Work required: Work out how many lines of the material below mention the word "script"; reply with the number only.

Data records:
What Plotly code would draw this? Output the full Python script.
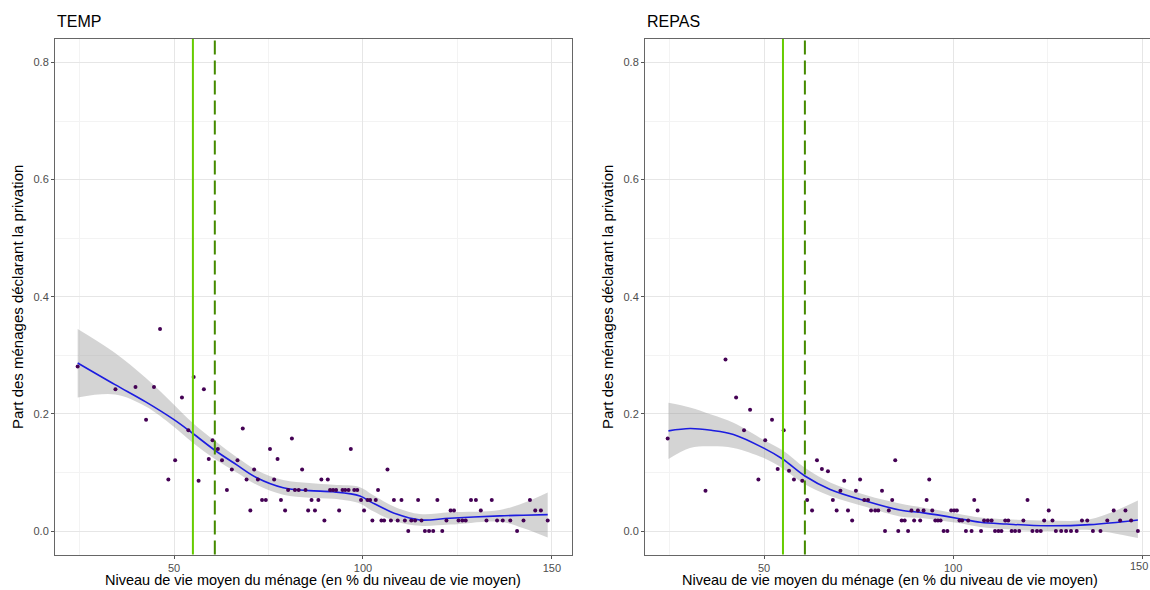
import plotly.graph_objects as go

# ---------------- data ----------------
temp_x = [24.5, 34.5, 39.8, 42.6, 44.7, 46.3, 48.5, 50.3, 52.1, 53.8, 55.2, 56.5, 57.9, 59.2, 60.2,
          61.6, 62.7, 64.0, 65.3, 66.8, 68.2, 69.2, 70.2, 71.2, 72.2, 73.3, 74.3, 75.4, 76.5, 77.4,
          78.3, 79.4, 80.2, 81.2, 82.0, 83.0, 83.9, 84.8, 85.5, 86.4, 87.3, 88.2, 89.0, 89.8, 90.7,
          91.3, 92.1, 92.9, 93.7, 94.6, 95.3, 96.2, 96.8, 97.7, 98.5, 99.5, 100.3, 101.2, 101.9, 102.5,
          103.4, 104.0, 104.9, 105.6, 106.5, 107.4, 108.2, 109.2, 110.2, 111.1, 112.0, 112.8, 113.8, 114.6, 115.5,
          116.4, 117.5, 118.6, 119.7, 121.0, 122.1, 123.2, 124.1, 125.3, 126.3, 127.2, 128.6, 129.9, 131.2, 132.7,
          134.1, 135.5, 137.0, 139.0, 140.8, 142.5, 144.2, 145.6, 147.1, 148.9]
temp_y = [0.281, 0.242, 0.246, 0.190, 0.246, 0.345, 0.088, 0.121, 0.228, 0.172, 0.263, 0.086, 0.242, 0.123, 0.155,
          0.140, 0.121, 0.070, 0.105, 0.121, 0.175, 0.088, 0.035, 0.105, 0.088, 0.053, 0.053, 0.140, 0.088, 0.123,
          0.053, 0.035, 0.070, 0.158, 0.070, 0.070, 0.105, 0.070, 0.035, 0.053, 0.035, 0.053, 0.088, 0.018, 0.088,
          0.070, 0.070, 0.070, 0.035, 0.070, 0.070, 0.070, 0.140, 0.070, 0.070, 0.053, 0.035, 0.053, 0.053, 0.018,
          0.053, 0.070, 0.018, 0.018, 0.105, 0.018, 0.053, 0.018, 0.053, 0.018, 0.000, 0.018, 0.018, 0.053, 0.018,
          0.000, 0.000, 0.000, 0.053, 0.000, 0.018, 0.035, 0.035, 0.018, 0.018, 0.018, 0.053, 0.053, 0.035, 0.018,
          0.053, 0.018, 0.018, 0.018, 0.000, 0.018, 0.053, 0.035, 0.035, 0.018]

repas_x = [24.5, 34.5, 39.8, 42.6, 44.7, 46.3, 48.5, 50.3, 52.1, 53.6, 55.2, 56.6, 57.9, 60.1, 61.4,
           62.7, 64.0, 65.3, 66.9, 68.2, 69.2, 70.2, 71.2, 72.2, 73.3, 74.3, 75.4, 76.5, 77.5, 78.3,
           79.4, 80.2, 81.2, 82.0, 83.0, 83.9, 84.7, 85.5, 86.4, 87.2, 88.1, 89.0, 89.7, 90.7, 91.3,
           92.2, 93.0, 93.7, 94.5, 95.3, 96.0, 96.7, 97.5, 98.5, 99.5, 100.3, 101.0, 101.7, 102.4, 103.4,
           104.0, 104.9, 105.6, 106.5, 107.4, 108.2, 109.2, 110.2, 111.1, 112.0, 112.8, 113.8, 114.6, 115.5, 116.4,
           117.5, 118.6, 119.7, 121.0, 122.2, 123.2, 124.1, 125.3, 126.3, 127.2, 128.6, 129.9, 131.2, 132.7, 134.1,
           135.5, 137.0, 139.0, 140.8, 142.5, 144.2, 145.6, 147.1, 148.9]
repas_y = [0.158, 0.069, 0.293, 0.228, 0.172, 0.207, 0.088, 0.155, 0.190, 0.106, 0.172, 0.103, 0.088, 0.086, 0.053,
           0.035, 0.121, 0.106, 0.102, 0.053, 0.035, 0.069, 0.086, 0.035, 0.018, 0.069, 0.088, 0.053, 0.053, 0.035,
           0.035, 0.035, 0.069, 0.000, 0.035, 0.053, 0.121, 0.000, 0.018, 0.018, 0.000, 0.035, 0.018, 0.035, 0.018,
           0.035, 0.053, 0.088, 0.035, 0.018, 0.018, 0.018, 0.000, 0.000, 0.035, 0.035, 0.035, 0.018, 0.018, 0.000,
           0.018, 0.000, 0.053, 0.035, 0.000, 0.018, 0.018, 0.018, 0.000, 0.000, 0.000, 0.018, 0.018, 0.000, 0.000,
           0.000, 0.018, 0.053, 0.000, 0.000, 0.000, 0.018, 0.035, 0.018, 0.000, 0.000, 0.000, 0.000, 0.000, 0.018,
           0.018, 0.000, 0.000, 0.018, 0.035, 0.018, 0.035, 0.018, 0.000]

# smoothed curves with confidence band
temp_sx = [24.5, 34.4, 42.4, 49.8, 54.9, 60.8, 66.6, 71.9, 78.9, 85.8, 92.1, 99.2, 102.3, 108.9, 115.1, 123.0, 136.2, 142.5, 148.9]
temp_sy = [0.287, 0.250, 0.221, 0.191, 0.167, 0.138, 0.113, 0.091, 0.074, 0.069, 0.067, 0.060, 0.049, 0.029, 0.019, 0.022, 0.026, 0.027, 0.028]
temp_lo = [0.228, 0.233, 0.213, 0.179, 0.151, 0.123, 0.100, 0.079, 0.062, 0.057, 0.055, 0.047, 0.035, 0.016, 0.009, 0.011, 0.016, 0.005, -0.011]
temp_hi = [0.345, 0.304, 0.262, 0.217, 0.185, 0.154, 0.126, 0.104, 0.087, 0.082, 0.079, 0.075, 0.063, 0.040, 0.029, 0.032, 0.036, 0.048, 0.066]

repas_sx = [24.7, 30.4, 36.0, 41.9, 49.8, 54.9, 60.8, 67.5, 77.1, 85.9, 92.2, 101.0, 107.2, 114.2, 124.8, 136.2, 148.9]
repas_sy = [0.171, 0.175, 0.172, 0.165, 0.142, 0.123, 0.094, 0.071, 0.051, 0.036, 0.031, 0.022, 0.015, 0.012, 0.009, 0.011, 0.019]
repas_lo = [0.123, 0.142, 0.145, 0.142, 0.125, 0.107, 0.080, 0.060, 0.041, 0.025, 0.022, 0.014, 0.007, 0.003, 0.000, 0.002, -0.012]
repas_hi = [0.219, 0.211, 0.199, 0.185, 0.156, 0.138, 0.108, 0.083, 0.061, 0.047, 0.040, 0.030, 0.023, 0.020, 0.018, 0.020, 0.052]

vline_solid = 55.0
vline_dashed = 60.8

panel_titles = ["TEMP", "REPAS"]
x_title = "Niveau de vie moyen du ménage (en % du niveau de vie moyen)"
y_title = "Part des ménages déclarant la privation"

# ---------------- figure ----------------
W, H = 1150, 590
FONT = "Liberation Sans, Arial, Helvetica, sans-serif"
POINT = "#440154"
SMOOTH = "#1c1ce0"
BAND = "rgba(153,153,153,0.42)"
TICK_SIZE = 11

fig = go.Figure()

panels = [
    ("x", "y", temp_x, temp_y, temp_sx, temp_sy, temp_lo, temp_hi),
    ("x2", "y2", repas_x, repas_y, repas_sx, repas_sy, repas_lo, repas_hi),
]
for xa, ya, px, py, sx, sy, lo, hi in panels:
    fig.add_trace(go.Scatter(x=sx, y=lo, xaxis=xa, yaxis=ya, mode="lines",
                             line=dict(width=0, shape="spline"), hoverinfo="skip", showlegend=False))
    fig.add_trace(go.Scatter(x=sx, y=hi, xaxis=xa, yaxis=ya, mode="lines", fill="tonexty",
                             fillcolor=BAND, line=dict(width=0, shape="spline"),
                             hoverinfo="skip", showlegend=False))
    fig.add_trace(go.Scatter(x=sx, y=sy, xaxis=xa, yaxis=ya, mode="lines",
                             line=dict(color=SMOOTH, width=1.6, shape="spline"), showlegend=False))
    fig.add_trace(go.Scatter(x=px, y=py, xaxis=xa, yaxis=ya, mode="markers",
                             marker=dict(color=POINT, size=4, line=dict(width=0)), showlegend=False))
    fig.add_shape(type="line", xref=xa, yref=f"{ya} domain", x0=vline_solid, x1=vline_solid, y0=0, y1=1,
                  line=dict(color="#66CC00", width=2), layer="above")
    fig.add_shape(type="line", xref=xa, yref=f"{ya} domain", x0=vline_dashed, x1=vline_dashed, y0=0, y1=1,
                  line=dict(color="#458B00", width=2, dash="14px,6px"), layer="above")

y_top, y_bot = 39, 554.5
ydom = [1 - y_bot / H, 1 - y_top / H]
left_dom = [55 / W, 571.5 / W]
right_dom = [645 / W, 1.0]

common_x = dict(
    tick0=0, dtick=50, showgrid=True, gridcolor="#E6E6E6", gridwidth=1,
    minor=dict(dtick=25, showgrid=True, gridcolor="#F3F3F3", gridwidth=0.8),
    zeroline=False, showline=True, linecolor="#666666", linewidth=1,
    ticks="outside", ticklen=3, tickcolor="#555555", tickwidth=1,
    tickfont=dict(family=FONT, size=TICK_SIZE, color="#4D4D4D"),
)
common_y = dict(
    range=[-0.04, 0.84], tick0=0, dtick=0.2, tickformat=".1f",
    showgrid=True, gridcolor="#E6E6E6", gridwidth=1,
    minor=dict(dtick=0.1, showgrid=True, gridcolor="#F3F3F3", gridwidth=0.8),
    zeroline=False, showline=True, linecolor="#666666", linewidth=1,
    ticks="outside", ticklen=3, tickcolor="#555555", tickwidth=1,
    tickfont=dict(family=FONT, size=TICK_SIZE, color="#4D4D4D"), domain=ydom,
)

fig.update_layout(
    width=W, height=H, margin=dict(l=0, r=0, t=0, b=0),
    paper_bgcolor="white", plot_bgcolor="white", showlegend=False,
    font=dict(family=FONT, color="black"),
    xaxis=dict(common_x, domain=left_dom, range=[18.5, 155.2], anchor="y", mirror=True),
    yaxis=dict(common_y, anchor="x", mirror=True),
    xaxis2=dict(common_x, domain=right_dom, range=[18.5, 152.1], anchor="y2", mirror=True),
    yaxis2=dict(common_y, anchor="x2", mirror=False),
)

ann = []
for i, (cx_title, px_left, ytitle_x) in enumerate([(313, 55, 18), (890, 645, 608)]):
    ann.append(dict(text=panel_titles[i], x=px_left / W, y=1 - 21.5 / H, xref="paper", yref="paper",
                    xanchor="left", yanchor="middle", showarrow=False,
                    font=dict(family=FONT, size=16, color="black")))
    ann.append(dict(text=x_title, x=cx_title / W, y=1 - 590 / H, xref="paper", yref="paper",
                    xanchor="center", yanchor="bottom", showarrow=False,
                    font=dict(family=FONT, size=14.5, color="black")))
    ann.append(dict(text=y_title, x=ytitle_x / W, y=1 - 297 / H, xref="paper", yref="paper",
                    xanchor="center", yanchor="middle", textangle=-90, showarrow=False,
                    font=dict(family=FONT, size=15, color="black")))
# edge tick label of the right panel (clipped by the picture border in the reference)
ann.append(dict(text="150", x=1149.5 / W, xref="paper", y=1 - 566 / H, yref="paper", xanchor="right",
                yanchor="middle", showarrow=False, font=dict(family=FONT, size=TICK_SIZE, color="#4D4D4D")))
fig.update_layout(annotations=ann)

fig.write_html("out.html")
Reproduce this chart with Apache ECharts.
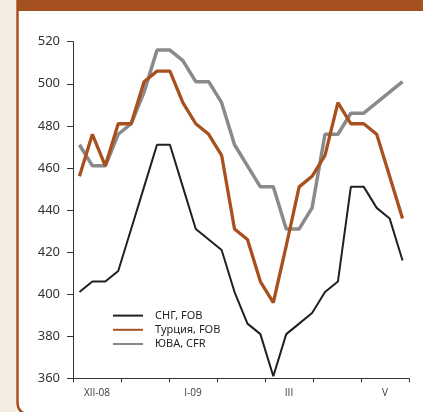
<!DOCTYPE html>
<html>
<head>
<meta charset="utf-8">
<script src="https://cdn.jsdelivr.net/npm/echarts@6/dist/echarts.min.js"></script>
<style>
  html, body { margin: 0; padding: 0; background: #ffffff; overflow: hidden; }
  #chart { width: 423px; height: 412px; }
</style>
</head>
<body>
<div id="chart"></div>
<script>
// Month labels along the bottom axis (one slot per tick interval)
const monthLabels = ['XII-08', '', 'I-09', '', 'III', '', 'V'];

// Weekly observations
const weeks = ['1', '2', '3', '4', '5', '6', '7', '8', '9', '10', '11', '12', '13',
               '14', '15', '16', '17', '18', '19', '20', '21', '22', '23', '24', '25', '26'];

// Prices, $/t
const cisFob    = [401, 406, 406, 411, 431, 451, 471, 471, 451, 431, 426, 421, 401,
                   386, 381, 361, 381, 386, 391, 401, 406, 451, 451, 441, 436, 416];
const turkeyFob = [456, 476, 461, 481, 481, 501, 506, 506, 491, 481, 476, 466, 431,
                   426, 406, 396, 423, 451, 456, 466, 491, 481, 481, 476, 456, 436];
const seaCfr    = [471, 461, 461, 476, 481, 496, 516, 516, 511, 501, 501, 491, 471,
                   461, 451, 451, 431, 431, 441, 476, 476, 486, 486, 491, 496, 501];

const yTicks = { min: 360, max: 520, step: 20 };

const names = ['СНГ, FOB', 'Турция, FOB', 'ЮВА, CFR'];
const colors = { cis: '#231f20', turkey: '#a8511f', sea: '#8a8a8c' };
const axisColor = '#333333';
const frameColor = '#a8511f';
const font = "'Noto Sans', 'DejaVu Sans', sans-serif";

const chart = echarts.init(document.getElementById('chart'), null, { renderer: 'canvas' });

chart.setOption({
  animation: false,
  backgroundColor: '#ffffff',
  textStyle: { fontFamily: font },
  graphic: {
    elements: [
      // beige margin on the left
      { type: 'rect', z: -10, silent: true, shape: { x: 0, y: 0, width: 16.5, height: 412 },
        style: { fill: '#f3ece0' } },
      // left edge of the framed panel
      { type: 'line', z: -9, silent: true, shape: { x1: 17.5, y1: 0, x2: 17.5, y2: 402 },
        style: { stroke: frameColor, lineWidth: 2.5 } },
      // its rounded lower corner
      { type: 'bezierCurve', z: -9, silent: true,
        shape: { x1: 17.5, y1: 402, cpx1: 17.5, cpy1: 414, x2: 29.5, y2: 414 },
        style: { fill: null, stroke: frameColor, lineWidth: 2.5 } },
      // header band
      { type: 'rect', z: -8, silent: true, shape: { x: 17, y: 0, width: 406, height: 11 },
        style: { fill: '#a5501f' } }
    ]
  },
  grid: { left: 73, right: 14, top: 41.7, bottom: 33.7, containLabel: false, show: false },
  legend: {
    data: names,
    orient: 'vertical',
    left: 107,
    top: 305,
    itemWidth: 30,
    itemHeight: 14,
    itemGap: 3,
    itemStyle: { opacity: 0 },
    textStyle: { fontFamily: font, fontSize: 11, color: '#231f20', padding: [0, 0, 0, 7] }
  },
  xAxis: [
    {
      type: 'category',
      data: monthLabels,
      boundaryGap: true,
      axisLine: { lineStyle: { color: axisColor, width: 1 } },
      axisTick: { show: true, length: 4, alignWithLabel: false, lineStyle: { color: axisColor } },
      axisLabel: { interval: 0, fontFamily: 'Open Sans', fontSize: 10, color: '#3a3a3a', margin: 10 },
      splitLine: { show: false }
    },
    {
      type: 'category',
      data: weeks,
      boundaryGap: true,
      show: false,
      position: 'bottom'
    }
  ],
  yAxis: {
    type: 'value',
    min: yTicks.min,
    max: yTicks.max,
    interval: yTicks.step,
    axisLine: { show: true, lineStyle: { color: axisColor, width: 1 } },
    axisTick: { show: true, length: 6, lineStyle: { color: axisColor } },
    axisLabel: { fontFamily: font, fontSize: 13, color: '#333333', margin: 13 },
    splitLine: { show: false }
  },
  series: [
    {
      name: names[0], type: 'line', xAxisIndex: 1, data: cisFob,
      symbol: 'none', z: 3,
      lineStyle: { color: colors.cis, width: 2 }, itemStyle: { color: colors.cis }
    },
    {
      name: names[2], type: 'line', xAxisIndex: 1, data: seaCfr,
      symbol: 'none', z: 4,
      lineStyle: { color: colors.sea, width: 3.5 }, itemStyle: { color: colors.sea }
    },
    {
      name: names[1], type: 'line', xAxisIndex: 1, data: turkeyFob,
      symbol: 'none', z: 5,
      lineStyle: { color: colors.turkey, width: 3.3 }, itemStyle: { color: colors.turkey }
    }
  ]
});
</script>
</body>
</html>
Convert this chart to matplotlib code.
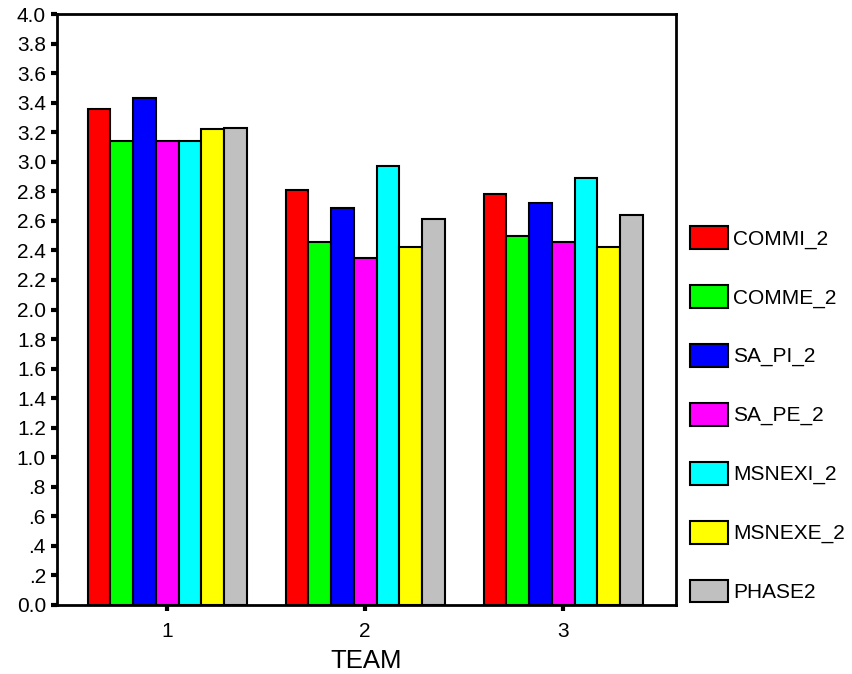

Response to the task: 4